▶ [Task goal]:
Produce an exact transcription of the listing below, omitting the pictures.

▶ [Information supplied]:
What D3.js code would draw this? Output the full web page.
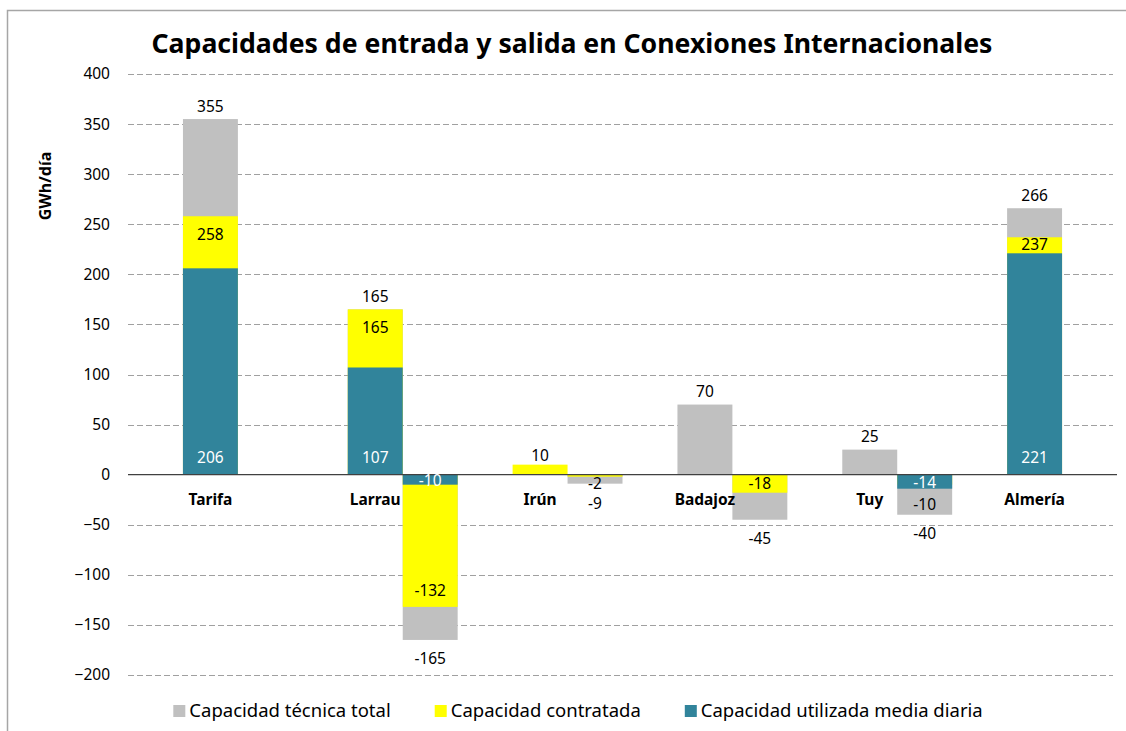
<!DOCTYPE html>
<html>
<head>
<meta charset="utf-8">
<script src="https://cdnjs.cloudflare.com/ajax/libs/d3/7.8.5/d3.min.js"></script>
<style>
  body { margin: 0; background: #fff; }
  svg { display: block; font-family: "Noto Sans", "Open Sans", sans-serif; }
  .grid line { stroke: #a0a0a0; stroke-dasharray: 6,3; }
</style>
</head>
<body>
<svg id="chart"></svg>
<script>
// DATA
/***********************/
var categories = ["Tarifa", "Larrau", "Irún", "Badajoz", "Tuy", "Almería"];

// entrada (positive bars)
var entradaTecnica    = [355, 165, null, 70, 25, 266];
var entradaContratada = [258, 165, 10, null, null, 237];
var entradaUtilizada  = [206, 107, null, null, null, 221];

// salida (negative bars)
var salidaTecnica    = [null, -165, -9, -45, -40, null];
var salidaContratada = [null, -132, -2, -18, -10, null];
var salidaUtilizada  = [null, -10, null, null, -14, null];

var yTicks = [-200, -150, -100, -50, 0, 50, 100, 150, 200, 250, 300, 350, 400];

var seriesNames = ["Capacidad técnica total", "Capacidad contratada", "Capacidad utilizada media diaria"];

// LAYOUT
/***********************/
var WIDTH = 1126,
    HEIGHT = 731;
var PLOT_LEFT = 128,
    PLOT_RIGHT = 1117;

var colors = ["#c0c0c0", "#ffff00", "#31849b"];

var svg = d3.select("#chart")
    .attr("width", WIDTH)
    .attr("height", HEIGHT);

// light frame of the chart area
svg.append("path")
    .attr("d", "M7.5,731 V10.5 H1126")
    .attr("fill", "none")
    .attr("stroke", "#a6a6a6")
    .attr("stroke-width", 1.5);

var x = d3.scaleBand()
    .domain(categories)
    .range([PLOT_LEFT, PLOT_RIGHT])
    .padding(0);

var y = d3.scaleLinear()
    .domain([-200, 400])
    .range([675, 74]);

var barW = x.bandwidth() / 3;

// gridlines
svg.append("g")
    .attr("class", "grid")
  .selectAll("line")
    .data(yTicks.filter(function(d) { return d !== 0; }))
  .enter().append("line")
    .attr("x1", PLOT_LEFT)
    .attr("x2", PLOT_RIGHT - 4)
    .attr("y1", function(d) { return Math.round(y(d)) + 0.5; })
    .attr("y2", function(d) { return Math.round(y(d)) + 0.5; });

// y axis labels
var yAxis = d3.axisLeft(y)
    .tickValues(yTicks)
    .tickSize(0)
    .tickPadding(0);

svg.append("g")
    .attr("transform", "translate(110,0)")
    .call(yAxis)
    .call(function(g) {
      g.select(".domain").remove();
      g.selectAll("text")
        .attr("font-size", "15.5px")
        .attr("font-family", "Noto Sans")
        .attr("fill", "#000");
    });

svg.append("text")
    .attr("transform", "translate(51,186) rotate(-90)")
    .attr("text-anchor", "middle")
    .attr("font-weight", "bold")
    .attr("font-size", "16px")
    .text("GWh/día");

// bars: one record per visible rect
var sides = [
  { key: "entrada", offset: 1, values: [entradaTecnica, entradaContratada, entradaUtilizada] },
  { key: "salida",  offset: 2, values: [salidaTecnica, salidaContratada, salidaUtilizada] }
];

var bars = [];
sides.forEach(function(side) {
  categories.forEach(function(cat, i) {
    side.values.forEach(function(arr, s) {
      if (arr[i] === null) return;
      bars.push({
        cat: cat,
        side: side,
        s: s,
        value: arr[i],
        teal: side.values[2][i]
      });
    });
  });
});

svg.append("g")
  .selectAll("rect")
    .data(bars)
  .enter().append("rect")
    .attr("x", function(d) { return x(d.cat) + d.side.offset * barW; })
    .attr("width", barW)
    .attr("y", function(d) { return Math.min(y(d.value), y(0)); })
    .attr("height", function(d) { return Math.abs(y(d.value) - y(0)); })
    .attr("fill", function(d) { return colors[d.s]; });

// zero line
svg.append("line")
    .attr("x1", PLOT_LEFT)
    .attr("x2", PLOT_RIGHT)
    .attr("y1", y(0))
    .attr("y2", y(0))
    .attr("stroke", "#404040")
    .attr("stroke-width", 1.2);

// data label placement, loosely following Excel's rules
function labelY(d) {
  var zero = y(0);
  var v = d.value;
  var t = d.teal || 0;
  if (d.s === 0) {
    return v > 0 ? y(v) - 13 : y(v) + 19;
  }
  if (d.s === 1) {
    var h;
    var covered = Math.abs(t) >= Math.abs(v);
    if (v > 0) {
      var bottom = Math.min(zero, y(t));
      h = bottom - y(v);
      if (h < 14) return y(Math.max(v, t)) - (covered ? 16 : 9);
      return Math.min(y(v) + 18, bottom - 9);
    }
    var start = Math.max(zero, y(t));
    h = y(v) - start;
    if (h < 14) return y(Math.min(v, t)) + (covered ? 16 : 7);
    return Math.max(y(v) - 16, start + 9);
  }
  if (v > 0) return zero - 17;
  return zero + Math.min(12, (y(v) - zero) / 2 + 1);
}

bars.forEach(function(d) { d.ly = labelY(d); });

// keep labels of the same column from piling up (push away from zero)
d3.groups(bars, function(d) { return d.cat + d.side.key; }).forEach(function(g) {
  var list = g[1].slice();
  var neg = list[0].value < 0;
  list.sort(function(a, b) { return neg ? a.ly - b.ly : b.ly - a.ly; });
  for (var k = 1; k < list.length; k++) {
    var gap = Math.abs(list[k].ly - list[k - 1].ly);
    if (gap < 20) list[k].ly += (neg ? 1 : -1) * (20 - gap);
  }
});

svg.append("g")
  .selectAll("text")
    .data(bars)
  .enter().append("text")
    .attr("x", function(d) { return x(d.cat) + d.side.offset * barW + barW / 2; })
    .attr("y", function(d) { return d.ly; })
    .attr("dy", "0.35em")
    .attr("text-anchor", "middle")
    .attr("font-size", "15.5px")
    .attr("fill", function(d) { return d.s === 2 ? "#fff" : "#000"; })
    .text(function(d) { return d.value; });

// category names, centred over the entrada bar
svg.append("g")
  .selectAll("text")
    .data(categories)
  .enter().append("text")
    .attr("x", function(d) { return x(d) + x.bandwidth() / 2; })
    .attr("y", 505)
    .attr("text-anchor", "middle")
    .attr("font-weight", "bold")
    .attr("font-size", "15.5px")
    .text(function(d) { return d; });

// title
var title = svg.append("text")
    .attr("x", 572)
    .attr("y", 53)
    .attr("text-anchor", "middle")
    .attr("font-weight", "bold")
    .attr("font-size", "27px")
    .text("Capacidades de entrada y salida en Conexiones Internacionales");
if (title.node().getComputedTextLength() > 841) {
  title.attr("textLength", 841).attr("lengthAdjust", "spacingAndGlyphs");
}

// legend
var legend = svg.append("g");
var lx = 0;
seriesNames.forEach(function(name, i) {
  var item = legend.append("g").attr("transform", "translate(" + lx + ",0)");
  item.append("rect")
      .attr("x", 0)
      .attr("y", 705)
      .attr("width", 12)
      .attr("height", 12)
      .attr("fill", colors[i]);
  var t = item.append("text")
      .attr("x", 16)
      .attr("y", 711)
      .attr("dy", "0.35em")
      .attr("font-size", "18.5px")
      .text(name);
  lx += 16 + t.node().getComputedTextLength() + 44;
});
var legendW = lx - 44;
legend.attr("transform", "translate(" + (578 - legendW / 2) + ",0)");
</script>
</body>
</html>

▶ [Problem solution]:
What D3.js code would draw this? Output the full web page.
<!DOCTYPE html>
<html>
<head>
<meta charset="utf-8">
<script src="https://cdnjs.cloudflare.com/ajax/libs/d3/7.8.5/d3.min.js"></script>
<style>
  body { margin: 0; background: #fff; }
  svg { display: block; font-family: "Noto Sans", "Open Sans", sans-serif; }
  .grid line { stroke: #a0a0a0; stroke-dasharray: 6,3; }
</style>
</head>
<body>
<svg id="chart"></svg>
<script>
// DATA
/***********************/
var categories = ["Tarifa", "Larrau", "Irún", "Badajoz", "Tuy", "Almería"];

// entrada (positive bars)
var entradaTecnica    = [355, 165, null, 70, 25, 266];
var entradaContratada = [258, 165, 10, null, null, 237];
var entradaUtilizada  = [206, 107, null, null, null, 221];

// salida (negative bars)
var salidaTecnica    = [null, -165, -9, -45, -40, null];
var salidaContratada = [null, -132, -2, -18, -10, null];
var salidaUtilizada  = [null, -10, null, null, -14, null];

var yTicks = [-200, -150, -100, -50, 0, 50, 100, 150, 200, 250, 300, 350, 400];

var seriesNames = ["Capacidad técnica total", "Capacidad contratada", "Capacidad utilizada media diaria"];

// LAYOUT
/***********************/
var WIDTH = 1126,
    HEIGHT = 731;
var PLOT_LEFT = 128,
    PLOT_RIGHT = 1117;

var colors = ["#c0c0c0", "#ffff00", "#31849b"];

var svg = d3.select("#chart")
    .attr("width", WIDTH)
    .attr("height", HEIGHT);

// light frame of the chart area
svg.append("path")
    .attr("d", "M7.5,731 V10.5 H1126")
    .attr("fill", "none")
    .attr("stroke", "#a6a6a6")
    .attr("stroke-width", 1.5);

var x = d3.scaleBand()
    .domain(categories)
    .range([PLOT_LEFT, PLOT_RIGHT])
    .padding(0);

var y = d3.scaleLinear()
    .domain([-200, 400])
    .range([675, 74]);

var barW = x.bandwidth() / 3;

// gridlines
svg.append("g")
    .attr("class", "grid")
  .selectAll("line")
    .data(yTicks.filter(function(d) { return d !== 0; }))
  .enter().append("line")
    .attr("x1", PLOT_LEFT)
    .attr("x2", PLOT_RIGHT - 4)
    .attr("y1", function(d) { return Math.round(y(d)) + 0.5; })
    .attr("y2", function(d) { return Math.round(y(d)) + 0.5; });

// y axis labels
var yAxis = d3.axisLeft(y)
    .tickValues(yTicks)
    .tickSize(0)
    .tickPadding(0);

svg.append("g")
    .attr("transform", "translate(110,0)")
    .call(yAxis)
    .call(function(g) {
      g.select(".domain").remove();
      g.selectAll("text")
        .attr("font-size", "15.5px")
        .attr("font-family", "Noto Sans")
        .attr("fill", "#000");
    });

svg.append("text")
    .attr("transform", "translate(51,186) rotate(-90)")
    .attr("text-anchor", "middle")
    .attr("font-weight", "bold")
    .attr("font-size", "16px")
    .text("GWh/día");

// bars: one record per visible rect
var sides = [
  { key: "entrada", offset: 1, values: [entradaTecnica, entradaContratada, entradaUtilizada] },
  { key: "salida",  offset: 2, values: [salidaTecnica, salidaContratada, salidaUtilizada] }
];

var bars = [];
sides.forEach(function(side) {
  categories.forEach(function(cat, i) {
    side.values.forEach(function(arr, s) {
      if (arr[i] === null) return;
      bars.push({
        cat: cat,
        side: side,
        s: s,
        value: arr[i],
        teal: side.values[2][i]
      });
    });
  });
});

svg.append("g")
  .selectAll("rect")
    .data(bars)
  .enter().append("rect")
    .attr("x", function(d) { return x(d.cat) + d.side.offset * barW; })
    .attr("width", barW)
    .attr("y", function(d) { return Math.min(y(d.value), y(0)); })
    .attr("height", function(d) { return Math.abs(y(d.value) - y(0)); })
    .attr("fill", function(d) { return colors[d.s]; });

// zero line
svg.append("line")
    .attr("x1", PLOT_LEFT)
    .attr("x2", PLOT_RIGHT)
    .attr("y1", y(0))
    .attr("y2", y(0))
    .attr("stroke", "#404040")
    .attr("stroke-width", 1.2);

// data label placement, loosely following Excel's rules
function labelY(d) {
  var zero = y(0);
  var v = d.value;
  var t = d.teal || 0;
  if (d.s === 0) {
    return v > 0 ? y(v) - 13 : y(v) + 19;
  }
  if (d.s === 1) {
    var h;
    var covered = Math.abs(t) >= Math.abs(v);
    if (v > 0) {
      var bottom = Math.min(zero, y(t));
      h = bottom - y(v);
      if (h < 14) return y(Math.max(v, t)) - (covered ? 16 : 9);
      return Math.min(y(v) + 18, bottom - 9);
    }
    var start = Math.max(zero, y(t));
    h = y(v) - start;
    if (h < 14) return y(Math.min(v, t)) + (covered ? 16 : 7);
    return Math.max(y(v) - 16, start + 9);
  }
  if (v > 0) return zero - 17;
  return zero + Math.min(12, (y(v) - zero) / 2 + 1);
}

bars.forEach(function(d) { d.ly = labelY(d); });

// keep labels of the same column from piling up (push away from zero)
d3.groups(bars, function(d) { return d.cat + d.side.key; }).forEach(function(g) {
  var list = g[1].slice();
  var neg = list[0].value < 0;
  list.sort(function(a, b) { return neg ? a.ly - b.ly : b.ly - a.ly; });
  for (var k = 1; k < list.length; k++) {
    var gap = Math.abs(list[k].ly - list[k - 1].ly);
    if (gap < 20) list[k].ly += (neg ? 1 : -1) * (20 - gap);
  }
});

svg.append("g")
  .selectAll("text")
    .data(bars)
  .enter().append("text")
    .attr("x", function(d) { return x(d.cat) + d.side.offset * barW + barW / 2; })
    .attr("y", function(d) { return d.ly; })
    .attr("dy", "0.35em")
    .attr("text-anchor", "middle")
    .attr("font-size", "15.5px")
    .attr("fill", function(d) { return d.s === 2 ? "#fff" : "#000"; })
    .text(function(d) { return d.value; });

// category names, centred over the entrada bar
svg.append("g")
  .selectAll("text")
    .data(categories)
  .enter().append("text")
    .attr("x", function(d) { return x(d) + x.bandwidth() / 2; })
    .attr("y", 505)
    .attr("text-anchor", "middle")
    .attr("font-weight", "bold")
    .attr("font-size", "15.5px")
    .text(function(d) { return d; });

// title
var title = svg.append("text")
    .attr("x", 572)
    .attr("y", 53)
    .attr("text-anchor", "middle")
    .attr("font-weight", "bold")
    .attr("font-size", "27px")
    .text("Capacidades de entrada y salida en Conexiones Internacionales");
if (title.node().getComputedTextLength() > 841) {
  title.attr("textLength", 841).attr("lengthAdjust", "spacingAndGlyphs");
}

// legend
var legend = svg.append("g");
var lx = 0;
seriesNames.forEach(function(name, i) {
  var item = legend.append("g").attr("transform", "translate(" + lx + ",0)");
  item.append("rect")
      .attr("x", 0)
      .attr("y", 705)
      .attr("width", 12)
      .attr("height", 12)
      .attr("fill", colors[i]);
  var t = item.append("text")
      .attr("x", 16)
      .attr("y", 711)
      .attr("dy", "0.35em")
      .attr("font-size", "18.5px")
      .text(name);
  lx += 16 + t.node().getComputedTextLength() + 44;
});
var legendW = lx - 44;
legend.attr("transform", "translate(" + (578 - legendW / 2) + ",0)");
</script>
</body>
</html>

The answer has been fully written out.